Why I’m deleting my Facebook account

28 Aug 2020 4 minute read
Picture by Geralt

Leigh Jones

Growing up at the turn of the millennium in rural north Wales, the choice for me was to either get online or have no social life. I’ve been “very online” for most of my life.

But after fourteen years of sharing my life and data on Facebook, I’ve had enough, and I’m deleting my account.

I first signed up to Facebook in 2006, a time when my peers and myself were leaving school and found a novel and easy way to keep in contact. I’ve shared my student life, time at music festivals, marriage, divorce, fatherhood and even rely on the platform to do my job – but enough is enough.

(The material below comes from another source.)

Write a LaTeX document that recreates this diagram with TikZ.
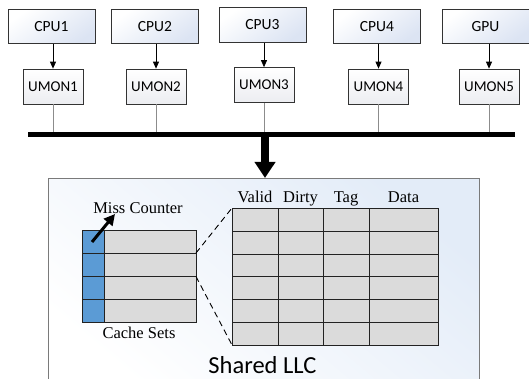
\documentclass[tikz,border=0pt]{standalone}
\usepackage{fontspec}
\setmainfont{Liberation Serif}
\newfontfamily\calibri{Carlito}
\usetikzlibrary{arrows.meta}

\definecolor{edge}{HTML}{333333}
\definecolor{cpushade}{HTML}{DCE4F3}
\definecolor{umonshade}{HTML}{ECEDF1}
\definecolor{llcshade}{HTML}{E3ECF8}
\definecolor{llcedge}{HTML}{7A7A7A}
\definecolor{cellgray}{HTML}{DBDBDB}
\definecolor{counterblue}{HTML}{5B9BD5}
\definecolor{tapline}{HTML}{8C8C8C}
\definecolor{gridline}{HTML}{222222}

\tikzset{
  cpubox/.style={draw=edge, line width=0.9pt, minimum width=87pt, minimum height=34.5pt,
    inner sep=0pt, top color=white, bottom color=cpushade, shading angle=35,
    font=\calibri\fontsize{15.5}{18}\selectfont},
  umonbox/.style={draw=edge, line width=0.7pt, minimum width=60pt, minimum height=35pt,
    inner sep=0pt, top color=white, bottom color=umonshade,
    font=\calibri\fontsize{15}{18}\selectfont},
  feed/.style={draw=black, line width=0.8pt, -{Triangle[width=6pt,length=7pt]}},
  tap/.style={draw=tapline, line width=1pt},
  bus/.style={draw=black, line width=4.5pt},
  llcbox/.style={draw=llcedge, line width=0.9pt, inner sep=0pt,
    top color=llcshade, bottom color=white, shading angle=-40},
  serif/.style={font=\fontsize{16.5}{19}\selectfont, inner sep=0pt, anchor=base},
  grid/.style={draw=gridline, line width=0.9pt},
  zoomline/.style={draw=black, line width=0.9pt, dash pattern=on 6pt off 4pt},
}

\begin{document}
\begin{tikzpicture}[x=1pt, y=-1pt]
  \clip (0,0) rectangle (529,379);
  \fill[white] (0,0) rectangle (529,379);

  % processors
  \node[cpubox] (cpu1) at (51.5,26.5) {CPU1};
  \node[cpubox] (cpu2) at (155,26.5) {CPU2};
  \node[cpubox] (cpu3) at (262.5,25) {CPU3};
  \node[cpubox] (cpu4) at (377,26.5) {CPU4};
  \node[cpubox] (gpu)  at (485.5,26.5) {GPU};

  % utility monitors
  \node[umonbox] (umon1) at (53,86.5) {UMON1};
  \node[umonbox] (umon2) at (156,86.5) {UMON2};
  \node[umonbox] (umon3) at (264,85) {UMON3};
  \node[umonbox] (umon4) at (378.5,86.5) {UMON4};
  \node[umonbox] (umon5) at (489,86.5) {UMON5};

  \foreach \p/\u in {cpu1/umon1, cpu2/umon2, cpu3/umon3, cpu4/umon4, gpu/umon5}
    \draw[feed] (\p.south -| \u) -- (\u.north);

  % shared bus
  \coordinate (busL) at (28,134.5);
  \coordinate (busR) at (515,134.5);
  \foreach \u in {umon1, umon2, umon3, umon4, umon5}
    \draw[tap] (\u.south) -- (\u |- busL);
  \draw[bus] (busL) -- (busR);

  % shared last level cache
  \node[llcbox, anchor=north west, minimum width=431pt, minimum height=215pt] (llc) at (48,178) {};
  \coordinate (drop) at (265,136);
  \draw[line width=8.5pt, -{Triangle[width=20pt,length=16pt]}] (drop) -- (drop |- llc.north);

  % cache sets with miss counters
  \fill[cellgray] (82,230) rectangle (196,322);
  \fill[counterblue] (82,230) rectangle (104,322);
  \draw[grid] (82,230) rectangle (196,322);
  \draw[grid] (104,230) -- (104,322);
  \foreach \y in {253,276.5,299}
    \draw[grid] (82,\y) -- (196,\y);
  \coordinate (setA) at (196,253);
  \coordinate (setB) at (196,276.5);

  \node[serif] (misslabel) at (138,213) {Miss Counter};
  \node[serif] (setlabel) at (139,338) {Cache Sets};
  \coordinate (counter) at (92,242);
  \coordinate (counterTip) at (115,214);
  \draw[line width=3pt, -{Triangle[width=11pt,length=11pt]}] (counter) -- (counterTip);

  % expanded set: ways with their fields
  \fill[cellgray] (232,208) rectangle (438,345);
  \draw[grid] (232,208) rectangle (438,345);
  \foreach \x in {278,323,369}
    \draw[grid] (\x,208) -- (\x,345);
  \foreach \y in {231,254,276.5,299,322}
    \draw[grid] (232,\y) -- (438,\y);
  \coordinate (wayTop) at (232,208);
  \coordinate (wayBot) at (232,345);

  \draw[zoomline] (setA) -- (wayTop);
  \draw[zoomline] (setB) -- (wayBot);

  \node[serif] (hvalid) at (255,202) {Valid};
  \node[serif] (hdirty) at (300.5,202) {Dirty};
  \node[serif] (htag)   at (346,202) {Tag};
  \node[serif] (hdata)  at (403.5,202) {Data};

  \node[font=\calibri\fontsize{24.5}{28}\selectfont, inner sep=0pt, anchor=base] (llclabel) at (262.5,373) {Shared LLC};
\end{tikzpicture}
\end{document}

This week, two people protesting in Kenosha, Wisconsin against the police shooting of Jacob Blake were shot and killed by a 17-year-old member of a right-wing militia.

These armed groups’ arrival at the protest was organised through Facebook. On an event page created for the militia, there were comments which were calls to arms and could be seen as incitement to violence.

The Verge reported this week that a number of these comments were reported to Facebook before the shootings, but that Facebook’s moderators subsequently decided that the comments were fine, and left them up.

Following the fatal shooting in Kenosha, Facebook deleted the event page and any contentious comments to which it had previously given the thumbs up.

 

Radicalised

The beauty of Facebook is that its algorithm and technology plugs a user into a network that is tailored to their needs, and the more one uses the platform, the better the content served is. However, it’s clear that Facebook doesn’t care about what their algorithms are spreading, as long as people remain engaged with content within their ecosystem.

Things like the 5G conspiracy theories are ludicrous and mainly harmless, but there are real-life consequences to Facebook’s inaction as has been tragically seen in Kenosha this week. Facebook’s reaction in the wake of these killings, to essentially delete any evidence of its own complicity, is quite frankly appalling, and sets a terrible precedent for the accountability of huge tech companies.

Last week’s announcement that Facebook was banning groups linked to QAnon and right-wing extremism is tokenistic, and frankly far too late. Kenosha’s shooter, at only 17, must be one of thousands of young people who have been radicalised by an unbalanced serving of distilled right-wing conspiracy theory.

Discord

There’s always been a trade-off when using Facebook: are you happy to share your data with a company so that you can keep connected to your friends? Moreso recently, another question has reared its head: are you happy to use the same platform that spreads dangerous misinformation and is used by right-wing extremists and white nationalists to organise themselves?

There are plenty of issues with Facebook, from foreign agents of all countries sowing discord in others, to the way a single angry reaction receives the same prominence as a thousand thumbs up on the same content, but I’ve been largely insulated from the effects of these.

I don’t for a minute think that leaving Facebook will make a difference to them, and will continue to use WhatsApp and Instagram – this is not a boycott.

It’s about whether or not that online space makes me happy. Being on there no longer makes me happy, so in the spirit of Dewi Sant, I’m doing my best to “gwneud y pethau bychain”, and deleting my account.